La crítica, social y política, también cabe en este cuento fantástico-dramático. Pero es inofensiva. La película narra el descubrimiento, la aproximación y la pugna por la supervivencia de un idilio romántico entre dos seres marginales, torturados, que se entrelazan como dos gotas de agua sobre una lámina de cristal. Menos destacado es el contexto donde todo acontece. Guerra Fría, racismo y depresión occidental son meros apuntes de un cuento obstinado en recuperar el amor fou para llevarlo al paroxismo más placentero. De hecho, a Del Toro no le importa servirse de recursos narrativos y visuales del todo extravagantes –como esa set-piece a lo Fred Astaire y Ginger Rogers o el deus ex machina como colofón de la ópera– para imponer el Amor como solución a todo en una época, la nuestra, donde nada la tiene. Lo sorprendente, al menos para quien suscribe, es que el resultado funciona. Y mucho.

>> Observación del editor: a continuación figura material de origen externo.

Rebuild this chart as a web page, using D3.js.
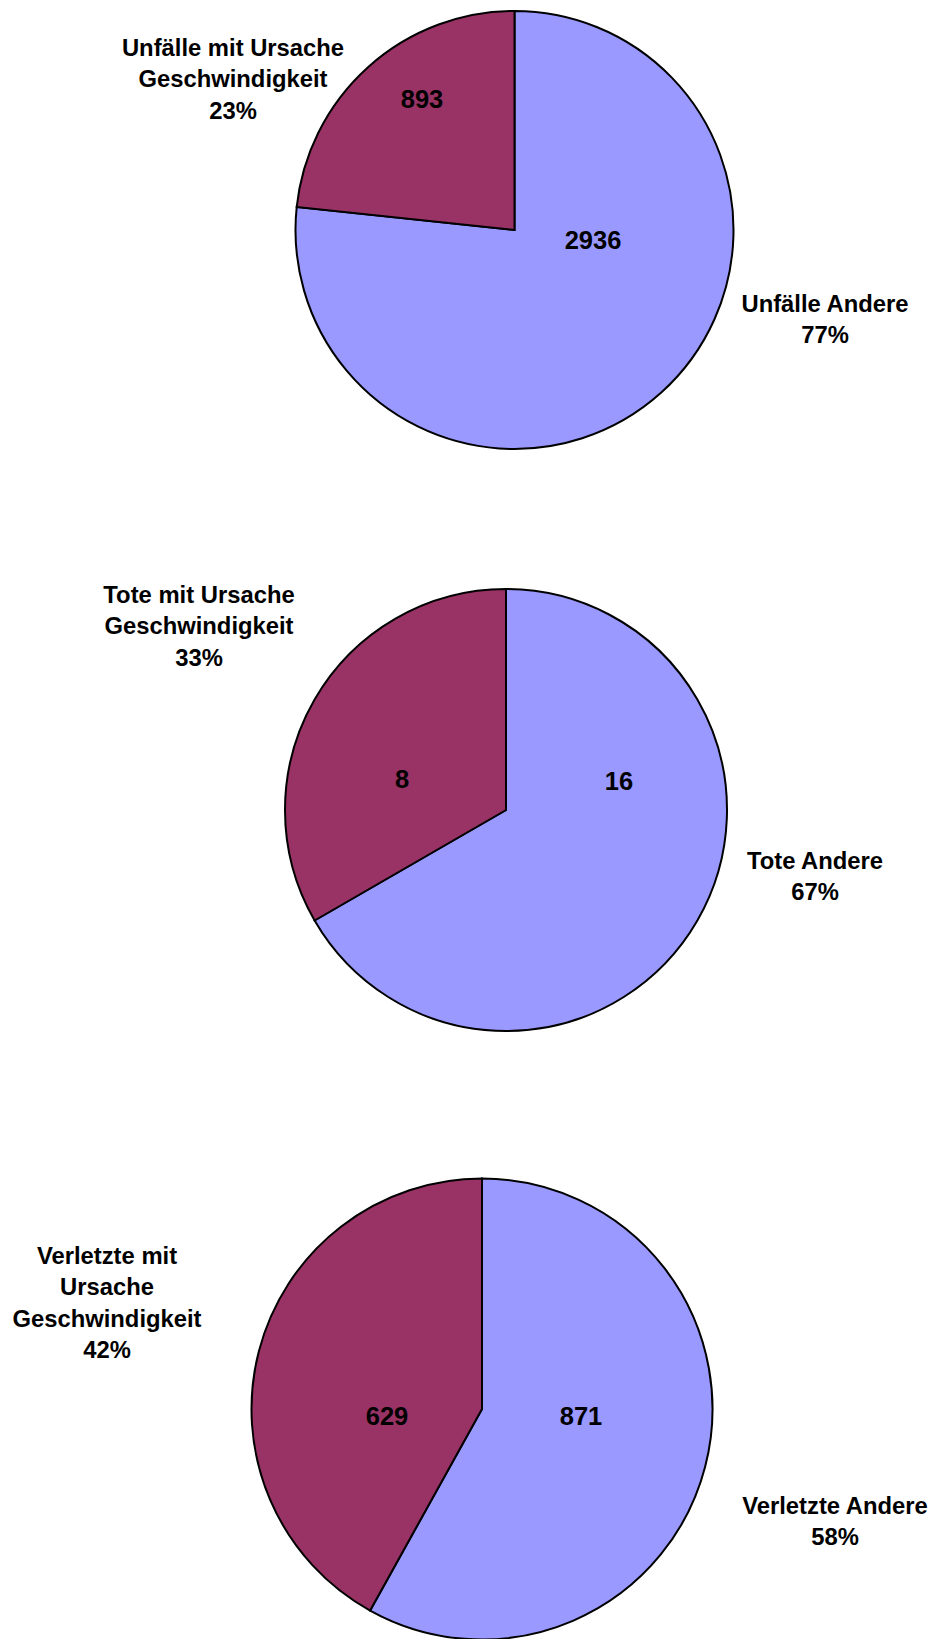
<!DOCTYPE html>
<html>
<head>
<meta charset="utf-8">
<script src="https://cdn.jsdelivr.net/npm/d3@7"></script>
<style>
  html, body { margin: 0; padding: 0; background: #fff; }
  svg { display: block; }
</style>
</head>
<body>
<svg id="chart" width="938" height="1639"></svg>
<script>
// Slice order: "Andere" first (clockwise from 12 o'clock), then "mit Ursache Geschwindigkeit"
const sliceKeys = ["andere", "geschw"];
const sliceColors = ["#9999FF", "#993366"];

// Values per chart
const unfaelleValues = [2936, 893];
const toteValues = [16, 8];
const verletzteValues = [871, 629];

// Category label lines per chart (percentage appended as last line)
const unfaelleLabels = [["Unfälle Andere"], ["Unfälle mit Ursache", "Geschwindigkeit"]];
const toteLabels = [["Tote Andere"], ["Tote mit Ursache", "Geschwindigkeit"]];
const verletzteLabels = [["Verletzte Andere"], ["Verletzte mit", "Ursache", "Geschwindigkeit"]];

// Layout of each pie: centre, radius, and label anchor positions
const layouts = [
  { cx: 514.5, cy: 230, r: 219,
    value: [[593, 249], [422, 108]],
    cat: [[825, 312], [233, 56]] },
  { cx: 506, cy: 810, r: 221,
    value: [[619, 790], [402, 788]],
    cat: [[815, 869], [199, 603]] },
  { cx: 482, cy: 1409, r: 230.5,
    value: [[581, 1425], [387, 1425]],
    cat: [[835, 1514], [107, 1264]] }
];

const charts = [
  { values: unfaelleValues, labels: unfaelleLabels },
  { values: toteValues, labels: toteLabels },
  { values: verletzteValues, labels: verletzteLabels }
];

const svg = d3.select("#chart");
const color = d3.scaleOrdinal().domain(sliceKeys).range(sliceColors);
const pie = d3.pie().sort(null).value(d => d.value);

const fontFamily = "'Liberation Sans', Arimo, Arial, Helvetica, sans-serif";
const catFontSize = 23.8;
const valueFontSize = 25.5;
const lineH = 31.4;

charts.forEach((c, i) => {
  const L = layouts[i];
  const data = c.values.map((v, k) => ({ key: sliceKeys[k], value: v, lines: c.labels[k] }));
  const total = d3.sum(c.values);
  const arcs = pie(data);
  const arc = d3.arc().innerRadius(0).outerRadius(L.r);

  const g = svg.append("g")
    .attr("font-family", fontFamily)
    .attr("font-weight", 700);

  g.append("g")
    .attr("transform", `translate(${L.cx},${L.cy})`)
    .selectAll("path")
    .data(arcs)
    .join("path")
    .attr("d", arc)
    .attr("fill", d => color(d.data.key))
    .attr("stroke", "#000")
    .attr("stroke-width", 2)
    .attr("stroke-linejoin", "miter");

  // Value labels inside slices
  g.selectAll("text.value")
    .data(arcs)
    .join("text")
    .attr("class", "value")
    .attr("x", (d, k) => L.value[k][0])
    .attr("y", (d, k) => L.value[k][1])
    .attr("text-anchor", "middle")
    .attr("font-size", valueFontSize)
    .attr("fill", "#000")
    .text(d => d.data.value);

  // Category labels with percentage
  arcs.forEach((d, k) => {
    const lines = d.data.lines.concat([Math.round(d.data.value / total * 100) + "%"]);
    const t = g.append("text")
      .attr("text-anchor", "middle")
      .attr("font-size", catFontSize)
      .attr("fill", "#000");
    lines.forEach((ln, j) => {
      t.append("tspan")
        .attr("x", L.cat[k][0])
        .attr("y", L.cat[k][1] + j * lineH)
        .text(ln);
    });
  });
});
</script>
</body>
</html>
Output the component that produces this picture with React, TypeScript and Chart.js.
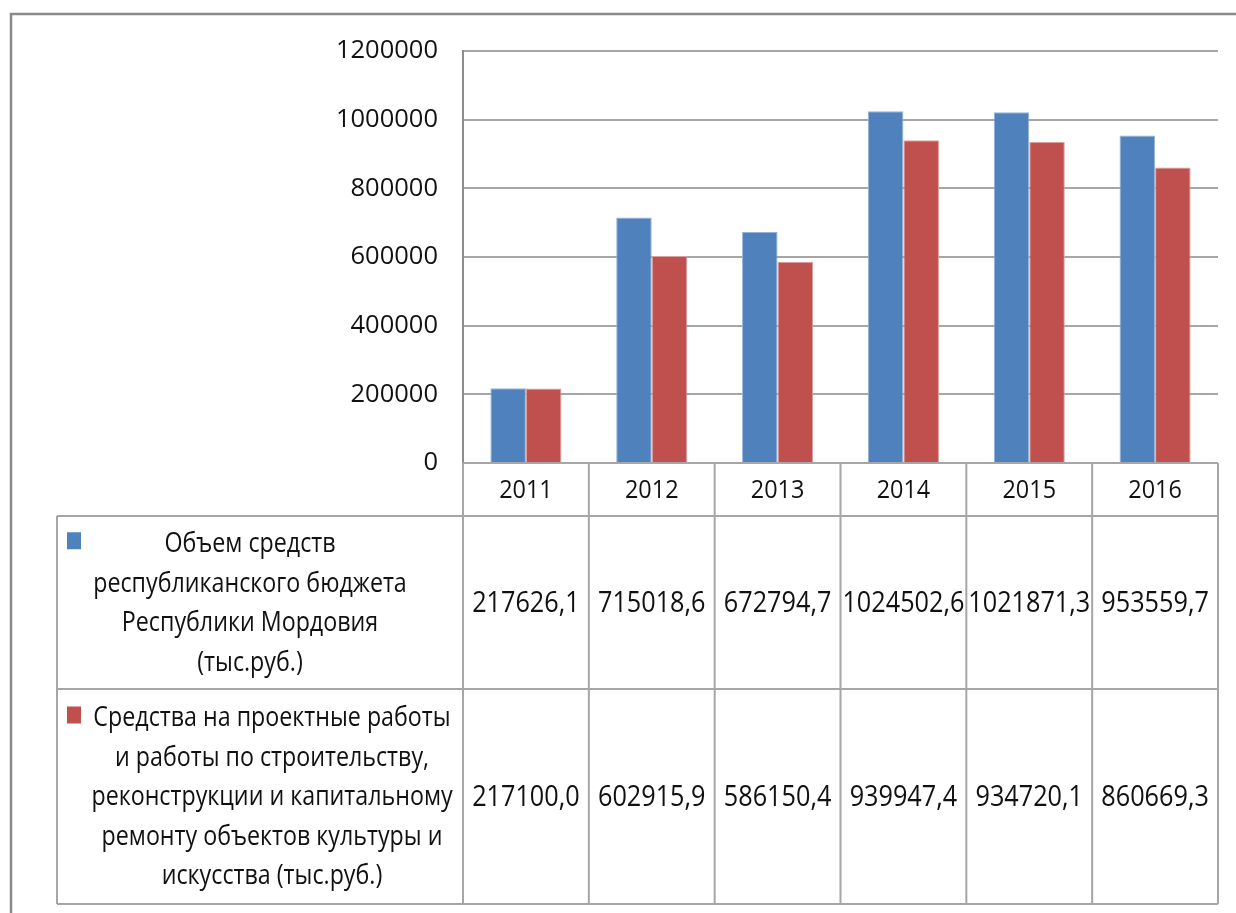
import React, { useEffect, useRef } from 'react';
import { Chart, registerables } from 'chart.js';

Chart.register(...registerables);

// ---------- data ----------
const categories = ['2011', '2012', '2013', '2014', '2015', '2016'];
const budgetValues = [217626.1, 715018.6, 672794.7, 1024502.6, 1021871.3, 953559.7];
const cultureValues = [217100.0, 602915.9, 586150.4, 939947.4, 934720.1, 860669.3];
const budgetLabelLines = ['Объем средств', 'республиканского бюджета', 'Республики Мордовия', '(тыс.руб.)'];
const cultureLabelLines = [
  'Средства на проектные работы',
  'и работы по строительству,',
  'реконструкции и капитальному',
  'ремонту объектов культуры и',
  'искусства (тыс.руб.)',
];
const yTickValues = [0, 200000, 400000, 600000, 800000, 1000000, 1200000];

// ---------- styles ----------
const FONT = '"Open Sans", "DejaVu Sans", sans-serif';
const BLUE = '#4F81BD';
const RED = '#C0504D';
const GRID = '#A6A6A6';
const TEXT = '#111111';

const formatValue = (v: number) => v.toFixed(1).replace('.', ',');

function scaledText(ctx: CanvasRenderingContext2D, text: string, x: number, y: number, sx: number) {
  ctx.save();
  ctx.translate(x, y);
  ctx.scale(sx, 1);
  ctx.fillText(text, 0, 0);
  ctx.restore();
}

const tablePlugin = {
  id: 'dataTable',
  beforeDraw(chart: any) {
    const ctx = chart.ctx;
    ctx.save();
    ctx.fillStyle = '#ffffff';
    ctx.fillRect(0, 0, chart.width, chart.height);
    ctx.strokeStyle = '#8a8a8a';
    ctx.lineWidth = 2.5;
    ctx.strokeRect(11, 14, 1400, 1200);
    ctx.restore();
  },
  afterDraw(chart: any) {
    const { ctx, chartArea } = chart;
    const xs = chart.scales.x;
    const n = chart.data.labels.length;
    const bounds: number[] = [];
    for (let i = 0; i <= n; i++) {
      if (i === 0) bounds.push(chartArea.left);
      else if (i === n) bounds.push(chartArea.right);
      else bounds.push((xs.getPixelForValue(i - 1) + xs.getPixelForValue(i)) / 2);
    }
    const top = chartArea.bottom;
    const headerBottom = top + 53;
    const row1Bottom = headerBottom + 173;
    const row2Bottom = row1Bottom + 215;
    const tableLeft = 57;
    const right = chartArea.right;

    ctx.save();
    ctx.strokeStyle = GRID;
    ctx.lineWidth = 2;
    ctx.beginPath();
    ctx.moveTo(chartArea.left, top); ctx.lineTo(right, top);
    [headerBottom, row1Bottom, row2Bottom].forEach((y) => {
      ctx.moveTo(tableLeft, y); ctx.lineTo(right, y);
    });
    ctx.moveTo(tableLeft, headerBottom); ctx.lineTo(tableLeft, row2Bottom);
    bounds.forEach((bx) => { ctx.moveTo(bx, top); ctx.lineTo(bx, row2Bottom); });
    ctx.stroke();

    ctx.fillStyle = TEXT;
    ctx.textAlign = 'center';
    ctx.textBaseline = 'middle';
    // header
    ctx.font = `26px ${FONT}`;
    chart.data.labels.forEach((lab: string, i: number) => {
      scaledText(ctx, lab, (bounds[i] + bounds[i + 1]) / 2, (top + headerBottom) / 2 + 1, 0.9);
    });
    // values
    ctx.font = `29px ${FONT}`;
    const rows = [
      { top: headerBottom, bottom: row1Bottom },
      { top: row1Bottom, bottom: row2Bottom },
    ];
    chart.data.datasets.forEach((ds: any, r: number) => {
      const cy = (rows[r].top + rows[r].bottom) / 2;
      ds.data.forEach((v: number, i: number) => {
        scaledText(ctx, formatValue(v), (bounds[i] + bounds[i + 1]) / 2, cy + 1, 0.87);
      });
    });
    // legend labels
    const labelSets = [budgetLabelLines, cultureLabelLines];
    const centers = [250, 272];
    const lineH = 39.5;
    ctx.font = `28px ${FONT}`;
    labelSets.forEach((lines, r) => {
      const cy = (rows[r].top + rows[r].bottom) / 2;
      const firstY = cy - ((lines.length - 1) * lineH) / 2;
      ctx.fillStyle = chart.data.datasets[r].backgroundColor;
      ctx.fillRect(67, firstY - 11, 14, 17);
      ctx.fillStyle = TEXT;
      lines.forEach((ln, k) => {
        scaledText(ctx, ln, centers[r], firstY + k * lineH + 1, 0.83);
      });
    });
    ctx.restore();
  },
};

export default function App() {
  const ref = useRef<HTMLCanvasElement | null>(null);
  useEffect(() => {
    document.body.style.margin = '0';
    const canvas = ref.current!;
    const chart = new Chart(canvas, {
      type: 'bar',
      data: {
        labels: categories,
        datasets: [
          {
            label: budgetLabelLines.join(' '),
            data: budgetValues,
            backgroundColor: BLUE,
            borderColor: '#95B3DA',
            borderWidth: 1,
            categoryPercentage: 0.565,
            barPercentage: 1.0,
          },
          {
            label: cultureLabelLines.join(' '),
            data: cultureValues,
            backgroundColor: RED,
            borderColor: '#DCA09E',
            borderWidth: 1,
            categoryPercentage: 0.565,
            barPercentage: 1.0,
          },
        ],
      },
      options: {
        responsive: false,
        animation: false,
        devicePixelRatio: 1,
        layout: { padding: { left: 0, right: 18, top: 51, bottom: 450 } },
        plugins: { legend: { display: false }, tooltip: { enabled: false } },
        scales: {
          x: { display: false },
          y: {
            min: 0,
            max: 1200000,
            afterFit: (scale: any) => { scale.width = 463; },
            afterBuildTicks: (scale: any) => { scale.ticks = yTickValues.map((v) => ({ value: v })); },
            ticks: {
              padding: 25,
              color: TEXT,
              font: { family: FONT, size: 25.5 },
              callback: (v: any) => String(v),
            },
            grid: { color: GRID, lineWidth: 2, drawTicks: false },
            border: { display: true, color: '#8c8c8c', width: 2 },
          },
        },
      },
      plugins: [tablePlugin],
    });
    return () => chart.destroy();
  }, []);
  return (
    <div style={{ width: 1236, height: 913, position: 'relative' }}>
      <canvas ref={ref} width={1236} height={913} style={{ display: 'block' }} />
    </div>
  );
}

Elisa, una tímida limpiadora muda –interpretada por una concisa Sally Hawkins– que trabaja en un centro de investigación aeroespacial de Baltimore, se redescubre a sí misma al entrar en contacto con una criatura extraordinaria que vive encerrada en un laboratorio bajo jurisdicción gubernamental. La joven protagonista cuida de ella. Su amigo homosexual, también lo hará. Por otro lado, sin embargo, su carcelero –Michael Shannon en un papel de padre de familia y vigilante sádico que complementa a su personaje de Boardwalk Empire, burlándose y rompiendo en mil pedazos la añeja idea del american dream– la maltrata y amenaza con aniquilarla. Y un grupo de científicos la examina. Uno de ellos, interpretado por el gran Michael Stuhlbarg, esconde un secreto político que también podría costarle la tortura. Todos ellos, imperfectos, se enfrentan entre sí. Gritan y estallan como una feroz tormenta. Pero también son víctimas de un mismo sufrimiento, también son hijos de una misma lluvia que los empapa y purifica.

La Forma del Agua es precisamente esto. Una lanza rota a favor de la materia de la que están hechos los sueños. Los que nos asaltan a todos. No los lynchianos. Tampoco los de Nolan. Ni siquiera los de aquella niña que jugaba a ser princesa en la España dictatorial de El Laberinto del Fauno (2006). El cineasta, que brilló como nunca antes con aquella propuesta, repite la fórmula de inocencia manchada de sangre en su nueva película, pero la reconduce hacia un terreno distinto. Más optimista. Más disneyano. Pero en el buen sentido de la palabra. Esta vez, ha evitado la tragedia castrante para defender, desde el más autoconsciente de los blockbusters de autor, la alternativa hippie a los tesoros de Tarantino y la esperanza como necesidad planetaria. Asimismo, a diferencia de otras propuestas y directores, ha utilizado la alquimia, la pasión y todo el frikismo enciclopédico que lo caracteriza para conjurar una puesta en escena en estado de gracia ante la que este crítico no puede más que rendirse. A una parte del público, la película le resultará cursi. Incluso ridícula en algunos pasajes de la trama. Que los árboles no les impidan ver el bosque. Se trata de una muestra innegable de cine anti-bélico, maduro, sincero e irracional. Como un abrazo materno.